Alors que nos gouvernants sont physiquement incapables de comprendre la révolution qui se joue sans eux, voire contre eux au point de les faire un peu baver aux commissures des lèvres, ces mêmes tocards se prétendent les mieux placés pour réguler Internet. C’est grotesque.
On ne veut jamais autant contrôler quelque chose que ce dont on a une peur bleue. Les puissants, les gouvernants veulent contrôler Internet parce qu’il est décentralisé et se passe totalement de leurs services. Internet, à chaque paquet qui transite, leur montre tous les jours un peu plus qu’ils ne nous sont utiles en rien, que les gens n’ont plus besoin d’eux pour se parler, s’organiser, commercer et s’entraider.

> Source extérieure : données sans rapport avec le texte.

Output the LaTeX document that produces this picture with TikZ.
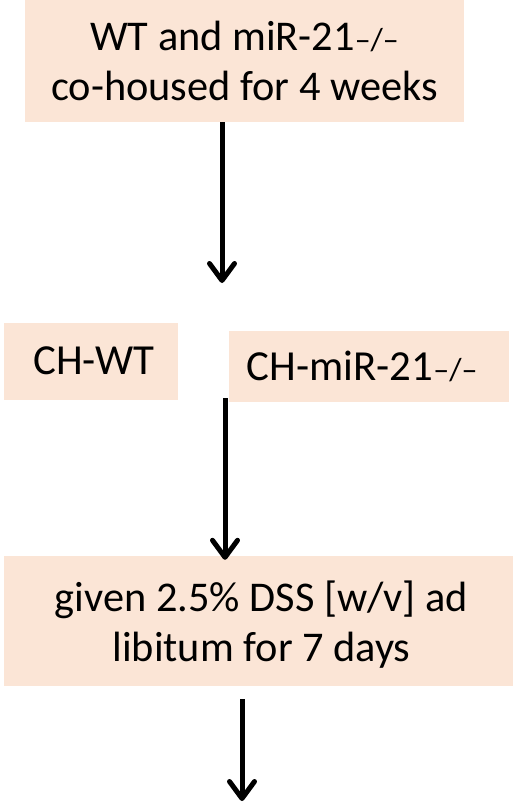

Internet, pour les politocards, pour les Sarkozy et les autres, c’est la fin de leur business.
Internautes, ne laissez pas faire ce genre d’olibrius.
Internautes, faites pointer ces incompétents chez Paul Employ.
La liberté d’expression existe encore sur internet : servez-vous en, pour leur dire que leurs idées sont stupides. Internet n’a pas besoin de Sarkozy, de HADOPI et de lois comme ACTA. Internet n’a pas besoin de commissions internationales.
Internet n’a pas besoin de plus de régulation. Il a besoin de moins de politiciens.